Court of appeals holds evidence supports instructions and conviction on lesser-included offense of 1st-degree reckless homicide
State v. Brian A. Patterson, Appeal No. 2013AP749-CR, District 1, 7/22/14 (not recommended for publication); case activity
The State charged Patterson with 1st-degree intentional homicide in a shooting death, but the jury convicted him of a lesser-included offense: 1st degree reckless homicide. In a cut-and-dried decision, the court of appeals held the evidence sufficient to support the conviction, and found no circuit court error in allowing the jury to consider 1st-degree reckless homicide, instructing the jury, or sentencing Patterson.
Trial court didn’t err in answering a question on special verdict form in TPR case
State v. Queentesta H., 2014AP761, District 1, 7/22/14 (1-judge; ineligible for publication); case activity
The circuit court did not err in answering the first question of the special verdict forms submitted to the jury in Queentesta’s TPR trial because the jury could not have reached any other conclusion regarding those questions.

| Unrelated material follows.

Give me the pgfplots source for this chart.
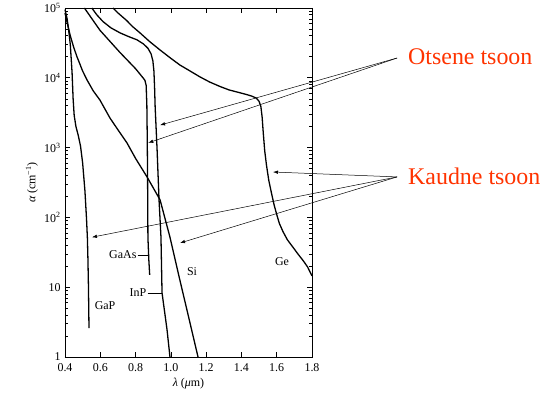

Was the pronouncement of sentence ambiguous? Or was the sentence illegal?
State v. Craig C. Meier, 2013AP2863-CR, District 4, 7/17/14 (1-judge; ineligible for publication); case activity
The answer matters: If the pronouncement of sentence is ambiguous the court could “clarify[] and “reimpose[]” the sentences it originally intended, Krueger v. State, 86 Wis. 2d 435, 442-43, 272 N.W.2d 847 (1979); if the sentence is illegal, it must be commuted to the lawful maximum, § 973.13. In this case the court of appeals holds the circuit court’s initial pronouncement of sentences in this case was ambiguous, so it affirms the circuit court’s “correction” of the sentences to reflect the sentences the court intended to impose.
Mother did not establish fair and just reason to withdraw consent to TPR
Green County DHS v. Ericka L.R., 2014AP1106, District 4, 7/17/14 (1-judge; ineligible for publication); case activity
Assuming the “fair and just reason” standard for plea withdrawal before sentencing also applies to motions to withdraw consent to TPR before disposition, Ericka failed to establish a fair and just reason for withdrawing her voluntary consent to termination of her rights to her daughter.
New trial in the interest of justice required because false testimony clouded the crucial issue of credibility
State v. Daniel D. Bolstad, 2013AP2139, District 4, 7/17/14 (not recommended for publication); case activity
The court of appeals orders a new trial in the interest of justice because the prosecutor’s unwitting use of false testimony as critical evidence to establish that Bolstad was lying so clouded the crucial issue of credibility that it prevented the real controversy from being fully tried.
Rule prohibiting collateral attacks on prior judicial orders applies to administrative orders
State v. Vernon D. Hershberger, 2014 WI App 86; case activity
As a general rule, a person may not collaterally attack a prior judicial order or judgment in a proceeding brought to enforce that order or judgment, e.g., State v. Campbell, 2006 WI 99, ¶¶51-55, 294 Wis. 2d 100, 718 N.W.2d 649. The court of appeals holds this rule also applies to proceedings brought to enforce an administrative order.